──────── Material to process
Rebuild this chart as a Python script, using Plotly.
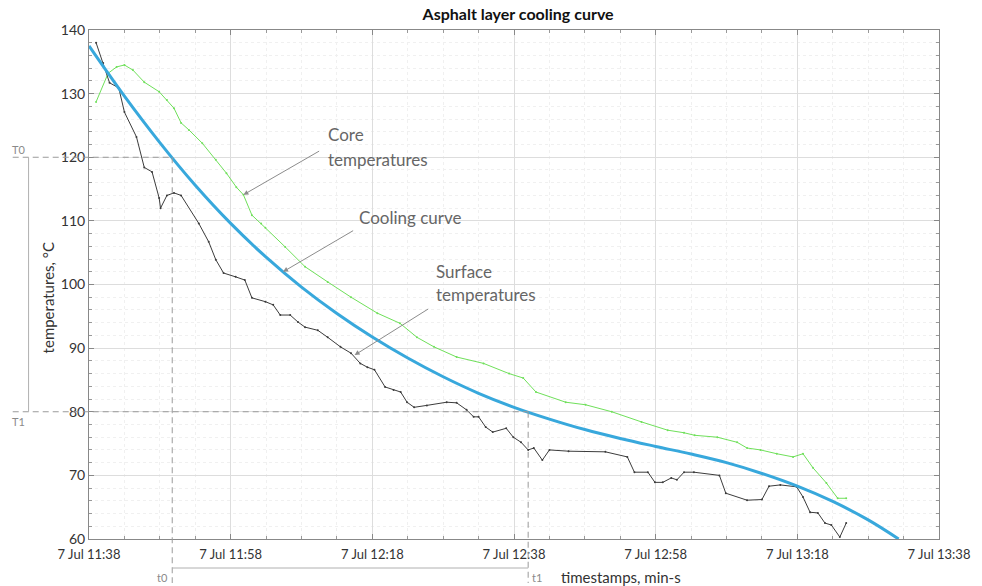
────────────────
──────── Material to process
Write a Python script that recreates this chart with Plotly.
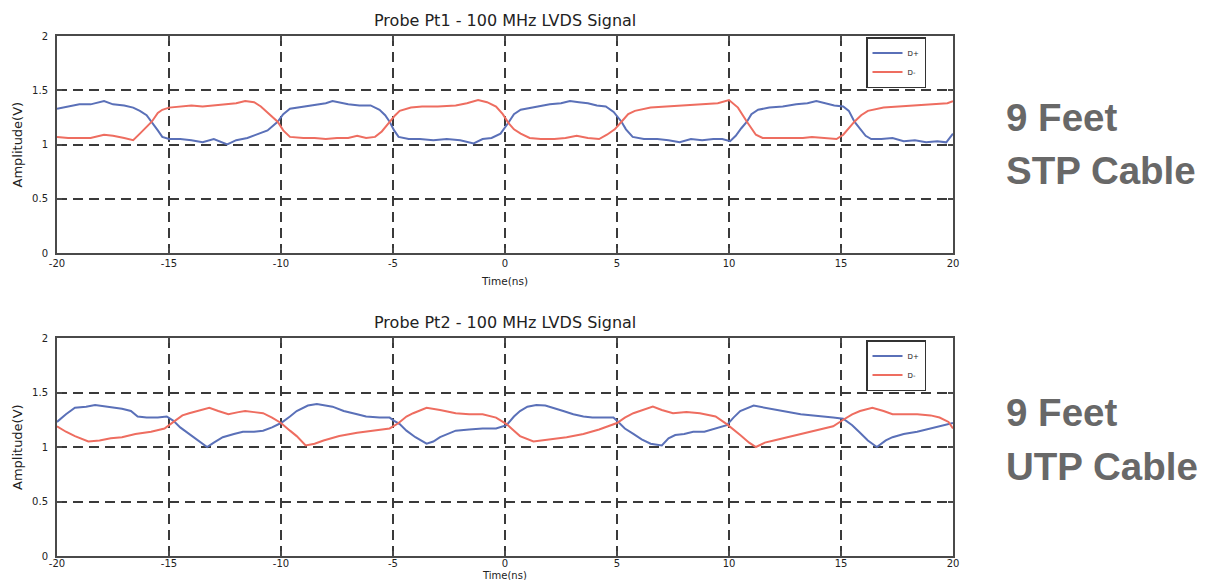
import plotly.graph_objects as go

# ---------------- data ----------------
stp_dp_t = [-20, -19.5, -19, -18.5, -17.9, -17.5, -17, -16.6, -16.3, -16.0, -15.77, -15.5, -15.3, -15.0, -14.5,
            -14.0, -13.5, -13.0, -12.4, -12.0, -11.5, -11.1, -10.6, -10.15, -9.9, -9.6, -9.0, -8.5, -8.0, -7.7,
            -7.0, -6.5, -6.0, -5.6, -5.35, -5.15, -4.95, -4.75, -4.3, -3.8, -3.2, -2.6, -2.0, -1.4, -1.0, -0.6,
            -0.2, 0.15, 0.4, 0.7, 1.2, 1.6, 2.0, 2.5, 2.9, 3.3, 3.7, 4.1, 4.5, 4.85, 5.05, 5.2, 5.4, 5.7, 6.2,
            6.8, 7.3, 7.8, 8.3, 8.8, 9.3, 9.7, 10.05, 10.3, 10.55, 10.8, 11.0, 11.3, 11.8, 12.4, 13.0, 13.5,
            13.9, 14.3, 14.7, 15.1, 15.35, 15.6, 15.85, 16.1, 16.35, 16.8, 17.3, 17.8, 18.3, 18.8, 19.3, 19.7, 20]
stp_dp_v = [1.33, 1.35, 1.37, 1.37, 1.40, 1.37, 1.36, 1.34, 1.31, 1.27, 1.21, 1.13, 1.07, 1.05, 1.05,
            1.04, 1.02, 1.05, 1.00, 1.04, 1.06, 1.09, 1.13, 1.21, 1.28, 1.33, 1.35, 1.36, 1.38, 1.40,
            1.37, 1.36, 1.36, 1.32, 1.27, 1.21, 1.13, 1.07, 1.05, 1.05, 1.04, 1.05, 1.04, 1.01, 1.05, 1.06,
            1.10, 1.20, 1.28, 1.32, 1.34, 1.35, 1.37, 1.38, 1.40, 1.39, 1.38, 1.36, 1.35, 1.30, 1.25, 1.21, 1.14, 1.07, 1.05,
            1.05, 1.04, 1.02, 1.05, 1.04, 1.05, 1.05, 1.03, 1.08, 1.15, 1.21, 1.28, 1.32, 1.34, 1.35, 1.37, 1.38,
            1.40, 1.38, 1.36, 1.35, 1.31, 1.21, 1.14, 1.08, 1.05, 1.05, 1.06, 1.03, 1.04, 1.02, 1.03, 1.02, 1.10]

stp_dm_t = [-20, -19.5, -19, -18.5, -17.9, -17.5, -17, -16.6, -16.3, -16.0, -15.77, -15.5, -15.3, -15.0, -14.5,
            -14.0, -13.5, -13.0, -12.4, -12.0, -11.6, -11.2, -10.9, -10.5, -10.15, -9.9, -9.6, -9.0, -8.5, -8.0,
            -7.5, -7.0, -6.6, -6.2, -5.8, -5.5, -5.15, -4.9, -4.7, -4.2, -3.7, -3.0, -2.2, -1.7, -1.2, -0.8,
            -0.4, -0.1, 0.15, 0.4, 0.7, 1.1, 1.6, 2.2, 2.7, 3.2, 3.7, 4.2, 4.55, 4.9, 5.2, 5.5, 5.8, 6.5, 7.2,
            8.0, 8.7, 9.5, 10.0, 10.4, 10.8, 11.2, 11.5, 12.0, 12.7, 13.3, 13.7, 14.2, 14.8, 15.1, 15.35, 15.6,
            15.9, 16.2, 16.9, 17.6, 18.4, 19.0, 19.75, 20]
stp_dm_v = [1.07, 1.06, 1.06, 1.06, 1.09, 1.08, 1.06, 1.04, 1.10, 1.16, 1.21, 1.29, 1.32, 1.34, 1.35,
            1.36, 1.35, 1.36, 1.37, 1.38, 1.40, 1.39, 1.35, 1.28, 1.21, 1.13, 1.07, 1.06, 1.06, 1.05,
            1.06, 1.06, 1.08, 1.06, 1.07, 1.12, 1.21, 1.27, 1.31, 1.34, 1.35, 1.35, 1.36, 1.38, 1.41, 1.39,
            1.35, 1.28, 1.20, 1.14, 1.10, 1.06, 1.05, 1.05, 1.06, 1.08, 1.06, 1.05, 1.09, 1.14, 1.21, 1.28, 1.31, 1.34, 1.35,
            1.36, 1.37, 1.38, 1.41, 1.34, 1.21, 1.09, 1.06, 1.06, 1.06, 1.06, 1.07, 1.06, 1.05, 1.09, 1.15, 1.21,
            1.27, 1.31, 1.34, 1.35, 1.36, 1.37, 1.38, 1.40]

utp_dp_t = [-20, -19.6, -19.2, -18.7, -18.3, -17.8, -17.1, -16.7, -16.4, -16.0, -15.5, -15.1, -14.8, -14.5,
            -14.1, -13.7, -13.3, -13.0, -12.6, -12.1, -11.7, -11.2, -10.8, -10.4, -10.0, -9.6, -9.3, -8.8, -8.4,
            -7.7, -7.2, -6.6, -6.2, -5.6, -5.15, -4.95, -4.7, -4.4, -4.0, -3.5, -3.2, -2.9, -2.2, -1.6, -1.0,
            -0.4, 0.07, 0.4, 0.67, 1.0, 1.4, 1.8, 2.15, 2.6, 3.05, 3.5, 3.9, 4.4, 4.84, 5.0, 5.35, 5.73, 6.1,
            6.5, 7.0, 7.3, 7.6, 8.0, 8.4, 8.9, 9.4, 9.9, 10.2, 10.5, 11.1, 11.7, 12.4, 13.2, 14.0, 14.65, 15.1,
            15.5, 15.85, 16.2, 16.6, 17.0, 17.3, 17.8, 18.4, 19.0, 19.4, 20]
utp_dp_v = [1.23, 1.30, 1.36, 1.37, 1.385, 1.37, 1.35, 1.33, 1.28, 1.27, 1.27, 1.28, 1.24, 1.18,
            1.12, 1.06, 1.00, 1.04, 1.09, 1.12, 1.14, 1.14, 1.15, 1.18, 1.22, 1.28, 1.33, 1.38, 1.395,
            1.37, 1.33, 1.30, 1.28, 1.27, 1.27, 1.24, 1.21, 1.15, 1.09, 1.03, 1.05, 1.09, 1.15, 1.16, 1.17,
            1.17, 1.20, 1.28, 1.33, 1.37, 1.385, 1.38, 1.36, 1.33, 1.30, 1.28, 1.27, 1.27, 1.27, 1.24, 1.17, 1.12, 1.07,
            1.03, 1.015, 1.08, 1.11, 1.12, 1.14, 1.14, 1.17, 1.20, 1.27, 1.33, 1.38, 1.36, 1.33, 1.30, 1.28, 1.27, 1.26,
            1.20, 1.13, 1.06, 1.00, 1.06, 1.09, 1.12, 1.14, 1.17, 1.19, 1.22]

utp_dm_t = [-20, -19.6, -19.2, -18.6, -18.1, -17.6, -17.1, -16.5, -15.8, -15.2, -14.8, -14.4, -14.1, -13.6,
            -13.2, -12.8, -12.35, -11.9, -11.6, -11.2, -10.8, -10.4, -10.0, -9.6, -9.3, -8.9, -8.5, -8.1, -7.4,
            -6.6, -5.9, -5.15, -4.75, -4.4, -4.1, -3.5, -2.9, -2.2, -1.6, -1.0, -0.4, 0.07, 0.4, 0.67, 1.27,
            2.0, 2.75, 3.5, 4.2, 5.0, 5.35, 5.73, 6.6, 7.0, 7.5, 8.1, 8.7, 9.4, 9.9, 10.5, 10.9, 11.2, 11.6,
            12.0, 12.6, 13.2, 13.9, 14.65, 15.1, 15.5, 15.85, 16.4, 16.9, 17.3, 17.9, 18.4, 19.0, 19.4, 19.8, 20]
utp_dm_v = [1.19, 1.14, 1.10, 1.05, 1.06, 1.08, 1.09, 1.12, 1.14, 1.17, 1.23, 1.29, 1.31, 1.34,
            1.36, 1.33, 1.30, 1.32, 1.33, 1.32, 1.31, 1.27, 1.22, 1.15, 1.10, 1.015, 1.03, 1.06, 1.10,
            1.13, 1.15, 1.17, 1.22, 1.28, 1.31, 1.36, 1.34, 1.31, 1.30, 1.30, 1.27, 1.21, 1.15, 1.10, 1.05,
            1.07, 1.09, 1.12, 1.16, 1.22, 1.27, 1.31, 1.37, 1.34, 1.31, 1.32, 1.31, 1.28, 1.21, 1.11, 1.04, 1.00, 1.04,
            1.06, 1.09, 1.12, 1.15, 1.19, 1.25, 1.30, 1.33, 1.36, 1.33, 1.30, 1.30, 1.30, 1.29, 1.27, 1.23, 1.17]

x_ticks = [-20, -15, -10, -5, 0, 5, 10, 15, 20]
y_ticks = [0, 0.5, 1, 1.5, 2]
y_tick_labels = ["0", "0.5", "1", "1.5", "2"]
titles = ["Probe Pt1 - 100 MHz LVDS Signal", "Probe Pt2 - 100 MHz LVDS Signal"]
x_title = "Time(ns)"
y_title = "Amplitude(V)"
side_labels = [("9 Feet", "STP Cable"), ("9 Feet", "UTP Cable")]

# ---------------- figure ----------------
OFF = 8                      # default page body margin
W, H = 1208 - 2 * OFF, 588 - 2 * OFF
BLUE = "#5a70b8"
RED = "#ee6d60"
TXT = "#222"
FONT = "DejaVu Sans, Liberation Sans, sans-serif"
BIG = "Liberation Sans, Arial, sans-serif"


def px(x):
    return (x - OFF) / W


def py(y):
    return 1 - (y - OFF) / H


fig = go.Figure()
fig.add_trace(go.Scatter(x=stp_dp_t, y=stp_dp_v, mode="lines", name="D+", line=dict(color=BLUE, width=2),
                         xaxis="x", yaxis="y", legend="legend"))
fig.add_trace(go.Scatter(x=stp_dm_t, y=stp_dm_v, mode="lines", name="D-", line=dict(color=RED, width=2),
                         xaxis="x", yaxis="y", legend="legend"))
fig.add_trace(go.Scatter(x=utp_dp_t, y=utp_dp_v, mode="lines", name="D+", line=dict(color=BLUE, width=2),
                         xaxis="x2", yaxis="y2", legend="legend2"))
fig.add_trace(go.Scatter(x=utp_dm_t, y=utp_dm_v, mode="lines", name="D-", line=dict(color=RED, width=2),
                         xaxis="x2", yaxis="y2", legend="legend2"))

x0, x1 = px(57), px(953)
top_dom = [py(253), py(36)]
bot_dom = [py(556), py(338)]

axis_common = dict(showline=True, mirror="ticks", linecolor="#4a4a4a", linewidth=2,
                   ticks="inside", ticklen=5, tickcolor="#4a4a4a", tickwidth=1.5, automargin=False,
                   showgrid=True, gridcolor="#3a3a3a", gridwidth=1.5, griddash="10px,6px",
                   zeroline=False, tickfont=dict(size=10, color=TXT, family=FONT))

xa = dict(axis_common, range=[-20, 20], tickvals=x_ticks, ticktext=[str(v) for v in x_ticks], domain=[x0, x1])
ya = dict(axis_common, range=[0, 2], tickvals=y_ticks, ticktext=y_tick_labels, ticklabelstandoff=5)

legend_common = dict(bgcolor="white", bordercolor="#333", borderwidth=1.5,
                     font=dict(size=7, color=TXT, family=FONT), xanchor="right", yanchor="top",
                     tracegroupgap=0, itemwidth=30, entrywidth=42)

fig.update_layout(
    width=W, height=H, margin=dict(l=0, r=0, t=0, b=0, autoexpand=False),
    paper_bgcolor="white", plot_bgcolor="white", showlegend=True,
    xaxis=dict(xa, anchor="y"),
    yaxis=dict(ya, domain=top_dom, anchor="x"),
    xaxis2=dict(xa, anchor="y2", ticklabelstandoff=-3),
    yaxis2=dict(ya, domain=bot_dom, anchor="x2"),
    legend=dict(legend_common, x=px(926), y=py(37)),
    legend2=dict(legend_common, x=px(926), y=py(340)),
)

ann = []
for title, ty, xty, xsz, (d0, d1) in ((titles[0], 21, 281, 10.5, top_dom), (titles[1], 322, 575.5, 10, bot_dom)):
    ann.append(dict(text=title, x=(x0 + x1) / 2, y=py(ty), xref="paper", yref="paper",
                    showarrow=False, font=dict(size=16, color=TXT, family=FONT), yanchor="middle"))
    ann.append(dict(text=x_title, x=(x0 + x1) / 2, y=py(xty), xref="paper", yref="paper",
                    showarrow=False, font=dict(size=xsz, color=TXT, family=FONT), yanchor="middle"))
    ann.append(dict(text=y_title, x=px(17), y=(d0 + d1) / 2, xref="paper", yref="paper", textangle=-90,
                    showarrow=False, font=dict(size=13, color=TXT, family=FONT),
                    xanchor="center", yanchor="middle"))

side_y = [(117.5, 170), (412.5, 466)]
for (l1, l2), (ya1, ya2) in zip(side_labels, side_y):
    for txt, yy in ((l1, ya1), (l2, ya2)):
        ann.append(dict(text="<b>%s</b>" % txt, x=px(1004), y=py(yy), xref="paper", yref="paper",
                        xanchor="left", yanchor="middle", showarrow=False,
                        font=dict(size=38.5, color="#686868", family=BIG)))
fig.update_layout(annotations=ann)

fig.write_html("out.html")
────────────────
──────── Material to process
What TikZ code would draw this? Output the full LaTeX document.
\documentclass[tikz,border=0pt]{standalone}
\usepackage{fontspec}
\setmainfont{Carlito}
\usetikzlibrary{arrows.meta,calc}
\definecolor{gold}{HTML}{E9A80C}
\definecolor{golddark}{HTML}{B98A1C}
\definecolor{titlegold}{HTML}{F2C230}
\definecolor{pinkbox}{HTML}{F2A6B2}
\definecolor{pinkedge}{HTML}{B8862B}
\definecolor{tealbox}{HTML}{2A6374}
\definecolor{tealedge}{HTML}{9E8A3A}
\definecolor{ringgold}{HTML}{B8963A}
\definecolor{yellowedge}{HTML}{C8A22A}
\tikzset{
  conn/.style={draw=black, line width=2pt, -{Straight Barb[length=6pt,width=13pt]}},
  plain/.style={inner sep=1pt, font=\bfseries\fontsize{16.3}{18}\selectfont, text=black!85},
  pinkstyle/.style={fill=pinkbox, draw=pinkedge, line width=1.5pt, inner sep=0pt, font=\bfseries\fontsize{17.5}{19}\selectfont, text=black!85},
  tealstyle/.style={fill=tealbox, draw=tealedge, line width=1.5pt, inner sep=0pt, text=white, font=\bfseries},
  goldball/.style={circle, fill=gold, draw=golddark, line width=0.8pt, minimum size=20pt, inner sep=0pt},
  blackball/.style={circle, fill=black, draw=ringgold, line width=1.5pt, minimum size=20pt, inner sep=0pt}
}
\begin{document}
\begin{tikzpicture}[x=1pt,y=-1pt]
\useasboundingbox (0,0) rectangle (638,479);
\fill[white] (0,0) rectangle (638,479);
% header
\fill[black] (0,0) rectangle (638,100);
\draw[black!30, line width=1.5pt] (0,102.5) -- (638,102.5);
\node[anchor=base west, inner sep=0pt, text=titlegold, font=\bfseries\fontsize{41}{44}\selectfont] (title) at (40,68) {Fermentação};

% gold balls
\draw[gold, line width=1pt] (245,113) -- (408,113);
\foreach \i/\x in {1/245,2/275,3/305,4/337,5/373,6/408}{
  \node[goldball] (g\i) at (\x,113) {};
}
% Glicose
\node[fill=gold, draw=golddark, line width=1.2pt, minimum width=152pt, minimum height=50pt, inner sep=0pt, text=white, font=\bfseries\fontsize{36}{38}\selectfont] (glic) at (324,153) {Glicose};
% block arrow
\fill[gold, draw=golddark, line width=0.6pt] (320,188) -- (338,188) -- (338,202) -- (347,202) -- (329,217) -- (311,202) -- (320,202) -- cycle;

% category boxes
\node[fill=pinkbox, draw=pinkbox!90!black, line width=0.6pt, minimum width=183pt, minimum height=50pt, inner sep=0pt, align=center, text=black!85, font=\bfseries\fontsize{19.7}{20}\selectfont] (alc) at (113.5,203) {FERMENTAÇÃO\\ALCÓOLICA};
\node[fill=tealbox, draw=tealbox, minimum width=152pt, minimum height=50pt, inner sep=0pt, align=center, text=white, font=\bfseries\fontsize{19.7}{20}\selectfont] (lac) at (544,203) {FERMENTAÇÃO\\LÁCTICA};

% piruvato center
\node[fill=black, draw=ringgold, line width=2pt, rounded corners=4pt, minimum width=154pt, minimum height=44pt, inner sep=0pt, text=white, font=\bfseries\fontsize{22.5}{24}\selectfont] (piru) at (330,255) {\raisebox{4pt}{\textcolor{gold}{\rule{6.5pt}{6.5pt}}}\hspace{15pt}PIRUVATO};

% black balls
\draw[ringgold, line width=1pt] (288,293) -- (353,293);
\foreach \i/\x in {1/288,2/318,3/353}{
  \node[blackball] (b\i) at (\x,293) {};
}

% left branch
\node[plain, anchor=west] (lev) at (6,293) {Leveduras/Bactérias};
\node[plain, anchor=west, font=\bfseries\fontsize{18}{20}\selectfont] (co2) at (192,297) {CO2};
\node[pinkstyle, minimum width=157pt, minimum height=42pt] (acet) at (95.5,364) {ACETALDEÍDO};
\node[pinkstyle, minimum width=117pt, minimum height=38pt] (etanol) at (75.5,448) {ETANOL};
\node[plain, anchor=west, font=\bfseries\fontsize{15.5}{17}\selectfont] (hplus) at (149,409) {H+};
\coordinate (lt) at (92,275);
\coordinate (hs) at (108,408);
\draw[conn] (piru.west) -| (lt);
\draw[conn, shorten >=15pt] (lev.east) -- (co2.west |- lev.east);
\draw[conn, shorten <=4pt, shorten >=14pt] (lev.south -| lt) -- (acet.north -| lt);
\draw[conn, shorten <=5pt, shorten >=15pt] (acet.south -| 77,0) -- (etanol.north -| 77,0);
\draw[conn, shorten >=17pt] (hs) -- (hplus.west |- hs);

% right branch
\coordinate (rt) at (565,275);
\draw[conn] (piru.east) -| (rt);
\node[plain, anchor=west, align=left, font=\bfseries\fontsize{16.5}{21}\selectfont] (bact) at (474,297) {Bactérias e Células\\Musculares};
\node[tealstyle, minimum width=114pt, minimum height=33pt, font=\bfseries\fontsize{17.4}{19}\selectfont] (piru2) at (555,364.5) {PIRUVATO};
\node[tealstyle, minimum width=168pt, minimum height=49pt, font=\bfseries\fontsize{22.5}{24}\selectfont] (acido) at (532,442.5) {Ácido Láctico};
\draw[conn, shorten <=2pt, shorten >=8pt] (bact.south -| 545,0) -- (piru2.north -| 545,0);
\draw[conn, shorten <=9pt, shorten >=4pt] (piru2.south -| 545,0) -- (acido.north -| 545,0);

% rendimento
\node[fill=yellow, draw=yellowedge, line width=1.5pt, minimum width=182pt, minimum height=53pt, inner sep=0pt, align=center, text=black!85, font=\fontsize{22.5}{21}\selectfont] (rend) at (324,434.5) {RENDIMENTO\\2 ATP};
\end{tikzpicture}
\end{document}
────────────────
- [Task description]: Your task is to transcribe exactly the lines starting at the line that contains "Write a Python" and ending at the line that contains "import plotly.graph_objects as go", both included. Leave out the pictures.

- [Full output]:
Write a Python script that recreates this chart with Plotly.
import plotly.graph_objects as go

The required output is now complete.